Here is our review of Alvenrad by Dutch Pagan Folk band Sowulo. This was first published in the December 2013 edition of the Wyldwood Radio Newsletter (Issue 5).
This is the debut album from the Dutch folk band Sowulo, and it is beautiful. The album is packed with haunting melodies and the flow from one song to the next is magnificent. Opening with the song Winter, it does not disappoint in making you feel as though you are crunching through the snow. Leading from the heart of winter into the darkness of Yule is a wonderful switch. You travel from howling winds and the noise of snow crunching beneath your feet into the drum and piano driven song Yule. You hear the crackling of a fire; through the music you are swept away to a warm fireplace looking out of the darkened window pane to another world blanketed in snow. On the small table next you is a glass of warm mulled wine, and all you can hear is the fire roaring away in the grate. It is a wonderful song which, like the rest of this stunning album, really takes you away to a seasonal journey.

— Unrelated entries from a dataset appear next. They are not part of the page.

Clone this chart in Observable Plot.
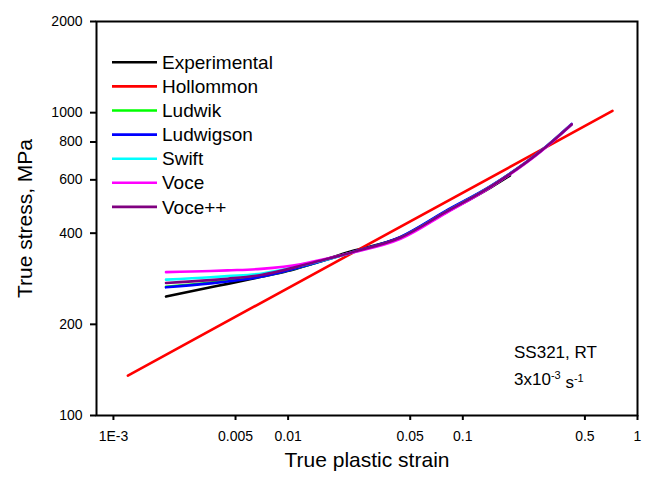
<!DOCTYPE html>
<html>
<head>
<meta charset="utf-8">
<script src="https://cdn.jsdelivr.net/npm/d3@7"></script>
<script src="https://cdn.jsdelivr.net/npm/@observablehq/plot@0.6"></script>
<style>
  html, body { margin: 0; padding: 0; background: white; }
</style>
</head>
<body>
<div id="chart"></div>
<script>
// ---- data ----
const seriesNames = ["Experimental", "Hollommon", "Ludwik", "Ludwigson", "Swift", "Voce", "Voce++"];
const seriesColors = ["#000000", "#ff0000", "#00ff00", "#0000ff", "#00ffff", "#ff00ff", "#800080"];

const expStrain = [0.002, 0.0036, 0.0045, 0.007, 0.0099, 0.0135, 0.0228, 0.044, 0.08, 0.145, 0.186];
const expStress = [247, 265, 272, 287, 300, 316, 348, 387, 468, 567, 620];

const hollStrain = [0.00121, 0.719];
const hollStress = [135.5, 1013];

const modelStrain = [0.002, 0.0036, 0.0045, 0.007, 0.0118, 0.0135, 0.0228, 0.044, 0.08, 0.145, 0.28, 0.42];
const ludwikStress    = [266, 275, 279, 288, 309, 316, 345, 388, 472, 572, 747, 916];
const ludwigsonStress = [265, 273, 277, 287, 309, 316, 345, 389, 474, 573, 748, 918];
const swiftStress     = [281, 286, 288.5, 294, 312, 318, 344, 386, 470, 571, 747, 915];
const voceStress      = [297.5, 300, 301.5, 305, 316, 321, 344, 383, 466, 569, 745, 914];
const voceppStress    = [274, 280, 283, 291, 312, 318.5, 345, 387, 470, 571, 747, 915];

const xTicks = [0.001, 0.005, 0.01, 0.05, 0.1, 0.5, 1];
const xTickLabels = ["1E-3", "0.005", "0.01", "0.05", "0.1", "0.5", "1"];
const yTicks = [100, 200, 400, 600, 800, 1000, 2000];
const yTickLabels = ["100", "200", "400", "600", "800", "1000", "2000"];

const xTitle = "True plastic strain";
const yTitle = "True stress, MPa";
const noteLine1 = "SS321, RT";

// ---- build tables ----
const toRows = (xs, ys, name) => xs.map((x, i) => ({strain: x, stress: ys[i], series: name}));
const seriesData = [
  toRows(expStrain, expStress, seriesNames[0]),
  toRows(hollStrain, hollStress, seriesNames[1]),
  toRows(modelStrain, ludwikStress, seriesNames[2]),
  toRows(modelStrain, ludwigsonStress, seriesNames[3]),
  toRows(modelStrain, swiftStress, seriesNames[4]),
  toRows(modelStrain, voceStress, seriesNames[5]),
  toRows(modelStrain, voceppStress, seriesNames[6])
];
const font = "'Liberation Sans', Arial, Helvetica, sans-serif";

const chart = Plot.plot({
  width: 647,
  height: 480,
  marginLeft: 96,
  marginRight: 10,
  marginTop: 21,
  marginBottom: 65,
  style: {fontFamily: font, fontSize: "14px", background: "white", color: "black", overflow: "visible"},
  x: {type: "log", domain: [0.0008, 1]},
  y: {type: "log", domain: [100, 2000]},
  color: {domain: seriesNames, range: seriesColors},
  marks: [
    Plot.axisX({ticks: xTicks, text: null, tickSize: 5, strokeWidth: 2, label: null}),
    Plot.axisY({ticks: yTicks, text: null, tickSize: 6, strokeWidth: 2, label: null}),
    Plot.text(xTicks, {x: d => d, frameAnchor: "bottom", lineAnchor: "top", dy: 16,
      text: (d, i) => xTickLabels[i], fontSize: 14, fill: "black", textAnchor: "middle"}),
    Plot.text(yTicks, {y: d => d, frameAnchor: "left", dx: -14,
      text: (d, i) => yTickLabels[i], fontSize: 14, fill: "black", textAnchor: "end"}),
    ...seriesData.map(rows => Plot.line(rows, {
      x: "strain", y: "stress", stroke: "series",
      strokeWidth: 2.6, strokeLinecap: "round", strokeLinejoin: "round", curve: "monotone-x"
    })),
    Plot.frame({strokeWidth: 2, stroke: "black"}),
    Plot.text([xTitle], {frameAnchor: "bottom", dy: 51, text: d => d, fontSize: 21, fill: "black", textAnchor: "middle"}),
    Plot.text([yTitle], {frameAnchor: "left", dx: -71, rotate: -90, text: d => d, fontSize: 21, fill: "black", textAnchor: "middle"})
  ]
});

document.getElementById("chart").appendChild(chart);

// ---- legend (inside plot, top-left) ----
const svg = d3.select(chart);
const leg = svg.append("g").attr("font-family", font).attr("font-size", 19).attr("text-anchor", "start");
seriesNames.forEach((name, i) => {
  const yy = 62.3 + i * 24.1;
  leg.append("line").attr("x1", 112).attr("x2", 157).attr("y1", yy).attr("y2", yy)
    .attr("stroke", seriesColors[i]).attr("stroke-width", 2.6);
  leg.append("text").attr("x", 162).attr("y", yy).attr("dy", "0.35em").attr("fill", "black").text(name);
});

// ---- annotation ----
const note = svg.append("g").attr("font-family", font).attr("font-size", 17).attr("fill", "black").attr("text-anchor", "start");
note.append("text").attr("x", 514).attr("y", 352).attr("dy", "0.35em").text(noteLine1);
const t2 = note.append("text").attr("x", 514).attr("y", 379).attr("dy", "0.35em");
t2.append("tspan").text("3x10");
t2.append("tspan").attr("font-size", 11).attr("dy", "-0.55em").text("-3");
t2.append("tspan").attr("dy", "0.55em").text(" s");
t2.append("tspan").attr("font-size", 11).attr("dy", "-0.55em").text("-1");
</script>
</body>
</html>
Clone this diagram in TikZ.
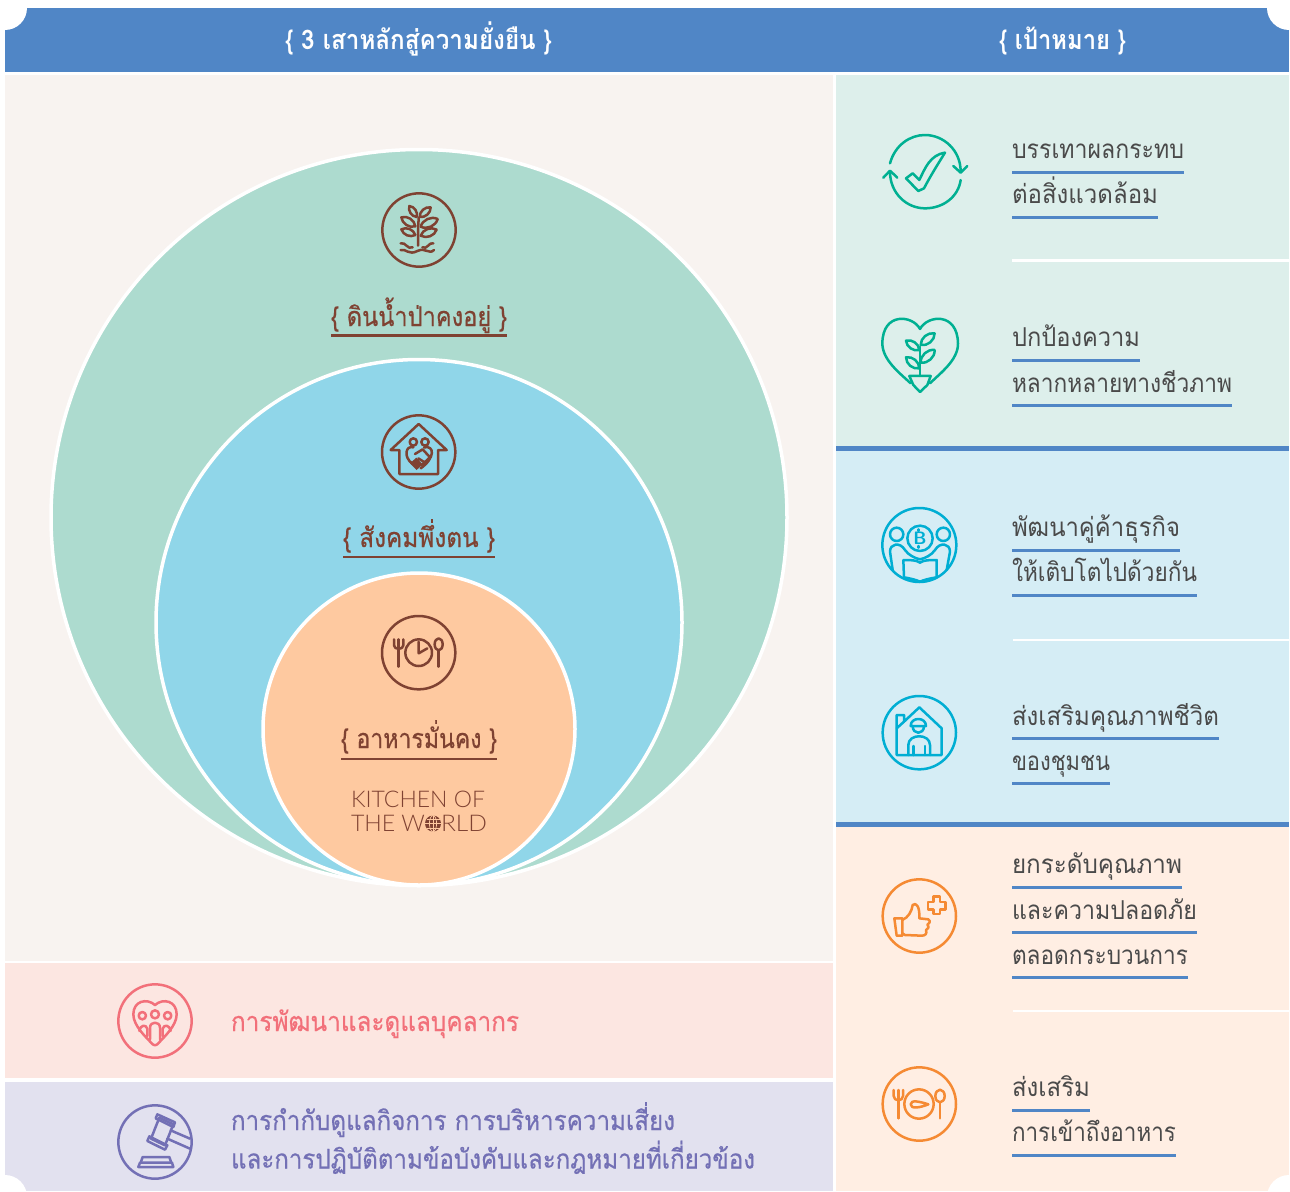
\documentclass[tikz,border=0pt]{standalone}
\usepackage{fontspec}
\usepackage{graphicx}
\newfontfamily\thaifont[Script=Thai]{Loma}
\newfontfamily\thaimed[Script=Thai,FakeBold=0.5]{Loma}
\newfontfamily\kfont{Lato}[UprightFont=* Light]
\definecolor{hblue}{HTML}{5086C6}
\definecolor{bgcream}{HTML}{F8F3F0}
\definecolor{pgreen}{HTML}{DDEFEB}
\definecolor{pblue}{HTML}{D5EDF5}
\definecolor{ppeach}{HTML}{FFEEE3}
\definecolor{ppink}{HTML}{FCE6E1}
\definecolor{ppurple}{HTML}{E2E1EF}
\definecolor{cgreen}{HTML}{ADDBCF}
\definecolor{cblue}{HTML}{90D6E9}
\definecolor{cpeach}{HTML}{FEC9A0}
\definecolor{brownc}{HTML}{7F4232}
\definecolor{tealc}{HTML}{00B092}
\definecolor{cyanc}{HTML}{00AED3}
\definecolor{orangec}{HTML}{F58A33}
\definecolor{pinkc}{HTML}{F2707A}
\definecolor{purplec}{HTML}{7370B5}
\definecolor{goaltext}{HTML}{4A4A4A}
\newcommand\fitx[3]{\resizebox{#1pt}{\height}{\fontsize{#2}{#2}\selectfont\thaifont #3}}
\newcommand\fitm[3]{\resizebox{#1pt}{\height}{\fontsize{#2}{#2}\selectfont\thaimed #3}}
\tikzset{
  label/.style={inner sep=0pt,outer sep=0pt,anchor=base west},
  uline/.style={line width=3pt,hblue},
  bline/.style={line width=2.8pt,brownc},
  icon/.style={line width=2.5pt,line cap=round,line join=round},
  sep/.style={line width=2.5pt,white},
  zoomed/.style={scale=0.33333},
}
% goal label with underline: name, underline y, right end, text
\newcommand\goal[4]{%
  \node[label,text=goaltext] (#1) at (1012,#2-13.5) {\fitx{\number\numexpr#3-1012\relax}{26}{#4}};
  \draw[uline] (1012,#2) -- (#3,#2);
}
\newcommand\lf[2]{#1 to[bend left=50] #2 to[bend left=50] #1}
\begin{document}
\begin{tikzpicture}[x=1pt,y=-1pt]
\useasboundingbox (0,0) rectangle (1290,1191);
\fill[white] (0,0) rectangle (1290,1191);
% panels
\fill[bgcream] (5,75) rectangle (833,960.5);
\fill[ppink] (5,963) rectangle (833,1078);
\fill[ppurple] (5,1082) rectangle (833,1191);
\fill[pgreen] (836,75) rectangle (1289,447);
\fill[pblue] (836,447) rectangle (1289,824);
\fill[ppeach] (836,824) rectangle (1289,1191);
\fill[hblue] (836,446) rectangle (1289,451);
\fill[hblue] (836,822) rectangle (1289,827);
\draw[sep] (1012,260.5) -- (1289,260.5);
\draw[sep] (1013,640) -- (1289,640);
\draw[sep] (1013,1011) -- (1289,1011);
% header
\fill[hblue] (5,8) rectangle (1289,72);
\fill[white] (5,8) circle (22);
\fill[white] (1289,8) circle (22);
\fill[white] (5,1197) circle (22);
\fill[white] (1289,1197) circle (22);
\fill[white] (0,0) rectangle (5,1191);
\fill[white] (1289,0) rectangle (1290,1191);
\fill[white] (0,0) rectangle (1290,8);
\node[label,text=white] (h1) at (285,49) {\fitx{267}{27}{\bfseries\{ 3 เสาหลักสู่ความยั่งยืน \}}};
\node[label,text=white] (h2) at (999,49) {\fitx{127}{27}{\bfseries\{ เป้าหมาย \}}};
% circles
\draw[white,line width=3.5pt,fill=cgreen] (419,517.5) circle (368);
\draw[white,line width=3.5pt,fill=cblue] (419,622.5) circle (263);
\draw[white,line width=3.5pt,fill=cpeach] (419,729) circle (156);
% pillar labels
\node[label,text=brownc] (p1) at (331,326) {\fitm{176}{27}{\{ ดินน้ำป่าคงอยู่ \}}};
\draw[bline] (331,335.5) -- (507,335.5);
\node[label,text=brownc] (p2) at (343,547) {\fitm{152}{27}{\{ สังคมพึ่งตน \}}};
\draw[bline] (343,557) -- (495,557);
\node[label,text=brownc] (p3) at (341,748) {\fitm{156}{27}{\{ อาหารมั่นคง \}}};
\draw[bline] (341,759) -- (497,759);
\node[label,text=brownc] (k1) at (351,807.5) {\resizebox{134pt}{\height}{\kfont\fontsize{23}{23}\selectfont KITCHEN OF}};
\node[label,text=brownc] (k2) at (351,831.5) {\resizebox{74pt}{\height}{\kfont\fontsize{23}{23}\selectfont THE W}};
\node[label,text=brownc] (k3) at (441,831.5) {\resizebox{46pt}{\height}{\kfont\fontsize{23}{23}\selectfont RLD}};
\fill[brownc] (433,823.5) circle (8);
\begin{scope}[cpeach,line width=0.7pt]
\draw (433,815.5) -- (433,831.5);
\draw (425,823.5) -- (441,823.5);
\draw (433,823.5) ellipse (3.6 and 8);
\draw (426.5,819) -- (439.5,819) (426.5,828) -- (439.5,828);
\end{scope}
% tree icon
\begin{scope}[shift={(374,185)},zoomed,brownc,icon]
\draw (135,135) circle (110);
\draw (132,182) -- (132,140) .. controls (132,120) and (134,110) .. (134,98);
\draw \lf{(128,96)}{(106,63)};
\draw \lf{(170,67)}{(137,96)};
\draw \lf{(124,124)}{(82,97)};
\draw \lf{(191,102)}{(140,125)};
\draw \lf{(124,150)}{(82,133)};
\draw \lf{(188,134)}{(140,152)};
\draw (80,175) .. controls (95,170) and (100,195) .. (116,187);
\draw (145,187) .. controls (160,195) and (165,170) .. (178,175);
\draw (80,195) .. controls (95,190) and (105,212) .. (130,198) .. controls (155,186) and (165,210) .. (180,195);
\end{scope}
% house handshake icon
\begin{scope}[shift={(300,400)},zoomed,brownc,icon]
\draw (356,156) circle (110);
\draw (272,150) -- (356,72) -- (440,150) -- (414,150) -- (414,222) -- (298,222) -- (298,150) -- cycle;
\draw (340,126) circle (11) (375,126) circle (11);
\draw (340,142) .. controls (318,135) and (308,170) .. (338,192);
\draw (372,142) .. controls (405,135) and (405,175) .. (362,205);
\fill (330,190) -- (349,173) -- (368,193) -- (350,210) -- cycle;
\draw (345,162) -- (368,148) -- (390,172) -- (365,195);
\draw (355,175) -- (378,190);
\end{scope}
% clock icon
\begin{scope}[shift={(300,600)},zoomed,brownc,icon]
\draw (356,158) circle (110);
\draw (296,200) -- (296,118);
\draw (282,118) -- (282,136) .. controls (282,150) and (310,150) .. (310,136) -- (310,118);
\draw (356,158) circle (40);
\draw (356,125) -- (356,160) -- (382,145);
\draw (416,133) ellipse (12 and 18);
\draw (416,152) -- (416,200);
\end{scope}
% recycle check icon
\begin{scope}[shift={(840,0)},zoomed,tealc,icon]
\draw (150,490) .. controls (165,435) and (210,405) .. (255,405) .. controls (310,405) and (362,450) .. (362,515);
\draw (340,498) -- (362,518) -- (382,498);
\draw (362,540) .. controls (355,590) and (310,625) .. (255,625) .. controls (200,625) and (150,580) .. (150,515);
\draw (130,533) -- (150,512) -- (172,533);
\draw (198,535) -- (218,520) -- (238,540) .. controls (255,505) and (270,465) .. (315,458) .. controls (295,490) and (270,530) .. (252,565) -- (235,573) -- cycle;
\end{scope}
% heart plant icon
\begin{scope}[shift={(840,0)},zoomed,tealc,icon]
\draw (240,987) .. controls (262,945) and (352,935) .. (354,1030) .. controls (355,1080) and (300,1120) .. (270,1150);
\draw (240,987) .. controls (218,945) and (128,935) .. (127,1030) .. controls (127,1080) and (180,1120) .. (212,1150);
\draw (208,1128) -- (272,1128) -- (262,1155) -- (240,1176) -- (220,1155) -- cycle;
\draw (240,1128) -- (240,1040);
\draw \lf{(284,1000)}{(242,1035)};
\draw \lf{(238,1050)}{(198,1022)};
\draw \lf{(284,1050)}{(242,1088)};
\draw \lf{(238,1105)}{(198,1072)};
\end{scope}
% partner icon
\begin{scope}[shift={(840,480)},zoomed,cyanc,icon]
\draw (238,195) circle (111);
\draw (240,175) circle (38);
\draw (170,163) circle (20) (310,163) circle (20);
\node[text=cyanc,inner sep=0pt,font=\fontsize{18}{18}\selectfont\bfseries\sffamily] (bb) at (240,176) {B};
\draw (236,148) -- (236,153) (236,198) -- (236,203);
\draw (158,270) -- (150,215) .. controls (150,190) and (180,185) .. (195,210) .. controls (205,225) and (225,235) .. (240,238) .. controls (255,235) and (275,225) .. (285,210) .. controls (300,185) and (330,190) .. (330,215) -- (320,270);
\draw (190,240) -- (192,292) .. controls (210,295) and (230,300) .. (240,305) .. controls (250,300) and (270,295) .. (290,292) -- (290,240) .. controls (270,240) and (250,240) .. (240,248) .. controls (230,240) and (210,240) .. (190,240);
\end{scope}
% community house icon
\begin{scope}[shift={(840,480)},zoomed,cyanc,icon]
\draw (238,758) circle (110);
\draw (170,825) -- (305,825) -- (305,745) -- (238,682) -- (192,725) -- (192,705) -- (170,705) -- cycle;
\draw (170,745) -- (192,725);
\draw (212,738) .. controls (212,710) and (258,710) .. (258,738) -- cycle;
\draw (218,738) .. controls (218,765) and (252,765) .. (252,738);
\draw (205,825) -- (205,795) .. controls (205,760) and (270,760) .. (270,795) -- (270,825);
\draw (220,825) -- (220,798) (255,825) -- (255,798);
\end{scope}
% thumbs icon
\begin{scope}[shift={(840,840)},zoomed,orangec,icon]
\draw (238,228) circle (110);
\draw (163,235) -- (187,235) -- (187,287) -- (170,287) -- cycle;
\draw (187,240) .. controls (205,232) and (215,215) .. (218,195) .. controls (228,185) and (240,200) .. (238,235) -- (265,238) .. controls (275,245) and (265,252) .. (262,254) .. controls (270,262) and (262,268) .. (258,270) .. controls (262,282) and (255,287) .. (245,287) -- (195,285) -- (187,280);
\draw (280,170) -- (300,170) -- (300,186) -- (316,186) -- (316,208) -- (300,208) -- (300,222) -- (280,222) -- (280,208) -- (264,208) -- (264,186) -- (280,186) -- cycle;
\end{scope}
% plate icon
\begin{scope}[shift={(840,840)},zoomed,orangec,icon]
\draw (238,792) circle (110);
\draw (175,835) -- (175,750);
\draw (161,750) -- (161,768) .. controls (161,785) and (189,785) .. (189,768) -- (189,750);
\draw (237,792) circle (44);
\draw (212,793) .. controls (212,778) and (240,785) .. (265,793) .. controls (240,803) and (212,808) .. (212,793);
\draw (300,768) ellipse (14 and 19);
\draw (300,787) -- (300,835);
\end{scope}
% people heart icon
\begin{scope}[shift={(110,976)},zoomed,pinkc,icon]
\draw (135,135) circle (110);
\draw (135,87) .. controls (110,65) and (70,75) .. (70,115) .. controls (70,150) and (110,185) .. (128,205) .. controls (133,209) and (137,209) .. (142,205) .. controls (160,185) and (200,150) .. (200,115) .. controls (200,75) and (160,65) .. (135,87) -- cycle;
\draw (97,119) circle (11) (135,115) circle (12) (173,119) circle (11);
\draw (120,190) -- (120,155) .. controls (120,135) and (150,135) .. (150,155) -- (150,190);
\draw (88,165) .. controls (92,145) and (108,145) .. (112,158) -- (112,180);
\draw (182,165) .. controls (178,145) and (162,145) .. (158,158) -- (158,180);
\end{scope}
% gavel icon
\begin{scope}[shift={(110,1097)},zoomed,purplec,icon]
\draw (135,135) circle (110);
\draw (148,62) -- (190,82) -- (165,145) -- (123,125) -- cycle;
\draw (142,52) -- (195,76) -- (190,90) -- (137,64) -- cycle;
\draw (118,118) -- (172,145) -- (165,158) -- (112,132) -- cycle;
\draw (182,100) -- (240,125) (172,125) -- (240,155);
\draw (85,210) -- (190,210) -- (186,197) -- (90,197) -- cycle;
\draw (92,197) -- (98,180) -- (178,180) -- (184,197);
\end{scope}
% goal labels
\goal{g1}{172}{1184}{บรรเทาผลกระทบ}
\goal{g2}{217}{1158}{ต่อสิ่งแวดล้อม}
\goal{g3}{360}{1140}{ปกป้องความ}
\goal{g4}{405.5}{1232}{หลากหลายทางชีวภาพ}
\goal{g5}{550}{1180}{พัฒนาคู่ค้าธุรกิจ}
\goal{g6}{595}{1197}{ให้เติบโตไปด้วยกัน}
\goal{g7}{738.5}{1219}{ส่งเสริมคุณภาพชีวิต}
\goal{g8}{783.5}{1110}{ของชุมชน}
\goal{g9}{887}{1182}{ยกระดับคุณภาพ}
\goal{g10}{932.5}{1197}{และความปลอดภัย}
\goal{g11}{977.5}{1188}{ตลอดกระบวนการ}
\goal{g12}{1110}{1090}{ส่งเสริม}
\goal{g13}{1155}{1176}{การเข้าถึงอาหาร}
% left labels
\node[label,text=pinkc] (l1) at (231,1031) {\fitm{288}{27}{การพัฒนาและดูแลบุคลากร}};
\node[label,text=purplec] (l2) at (231,1130) {\fitm{444}{27}{การกำกับดูแลกิจการ การบริหารความเสี่ยง}};
\node[label,text=purplec] (l3) at (231,1168.5) {\fitm{524}{27}{และการปฏิบัติตามข้อบังคับและกฎหมายที่เกี่ยวข้อง}};
\end{tikzpicture}
\end{document}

As you journey out of Yule towards Imbolc, the music flows ever upwards like the sun itself being chased higher into the sky. The darkness is slowly making way for the light, yet the weather is still highly changeable and cold. Imbolc is seen as the beginnings of Spring, and this is reflected through the music being ever so slightly lighter, more cheerful but still has that colder edge as do the nights of early spring time. Flowing out of Imbolc into Spring is beautiful. It really is one of the most magical times of the year. The ice has all but melted, the array of birdsong is magnificent and everything is so alive. The grass is such a beautiful shade of green, the birds are forever sing-ing their beautiful song. It is a foreign land in comparison to the snow covered wonderland of just a few months past.
Ostara gives a feeling of life, of the cycle beginning again, of love and the light returning slowly. The land is alive, and so the preparations are made to dance and rejoice upon it once again. This then leads wonderfully into the season of Beltane, of the dance of life. This festival celebrates the fire of life being re lit once again. Through the song you can hear the more upbeat melody as well a the sound of birdsong and crickets. You can almost feel the sun on your shoulders as you travel through Summer. It feels like a walk through a sunny glade with the world alive around you. Litha, or midsummer, is reflected in the music.
The long days and short nights are an excuse to enjoy the time at festivals or events, to make the most of the extra daylight. During this time, the winter feels a world away; the ripe green land you’re dancing on feels like a whole different world from where you were just 6 months previously. The song Litha takes you on a journey through the lands of summer and on into Lammas. This is the song of the harvest, the rejoice in what the year has given. The first of the three harvests of the year, Lammas is a symbol of what you have achieved through your work and deeds. The song itself reflects the gaiety of the season, but also acts as reminder that Winter I back on his way again soon.
This is reflected even more so in Autumn; you can feel the rain on you as the track plays, you are stood just outside your house I the darkness listening to the storm, the rain and the owls in the trees. The darker feeling of Autumn is reflected in the song Mabon. This is the song for the Autumn equinox, the time at which day and night are equal until the light finally gives way into the darkness. The song is haunting with the use of voice as well as music. It is still a time of celebration, as this is seen as he fruit harvest, or the harvest of wine, and so the music still has the feeling of dance.
This is very much in contrast with the next song; my personal favourite not least because it is one of my favourite times of the year, but also because of the wonderful atmosphere it sets. The use of bells, the voice of the crow, it all sets the scene for the hardest part of the year. This is seen as the third and final harvest of the year, and also seen by some as the Pagan new year. It is at this time that we reflect upon the year gone, and decide what needs to stay and go. The composition of the song Samhain perfectly fits the mood for the time of year and perfectly blends into Winter Solstice. The wheel has turned back to the darker side of the year, we are thrown back to the scenes of snow, of frost, of ice. This song reflects that though the time I dark at present, it will not be long before the sun will take its place again for longer in the sky. The earth is sleeping and all is silent, waiting for Spring to return again. The song to end the wonderful album sums it up beautifully with the end of Winter Solstice.
I believe this album to be astonishing. A lot of bands have set out to record an album dedicated to the wheel of the year, and not many achieve it to this standard. Once the album is over, it feels right to just sit in silence and let the journey you’ve been on sink in. I start-ed listening from the beginning of the CD, from Winter, but I also feel that listening from the festival you are celebrating would work as the album is a cycle of life. Listen-ing from Samhain to Mabon, Beltane to Ostara; any combination would work because of how the album has been crafted.
There is a song for every celebration which is wonderful to accompany you as you move through the cycle of the year.
For a debut album, this has blown me away. It is beautifully stunning, and I cannot wait to hear more from Sowulo.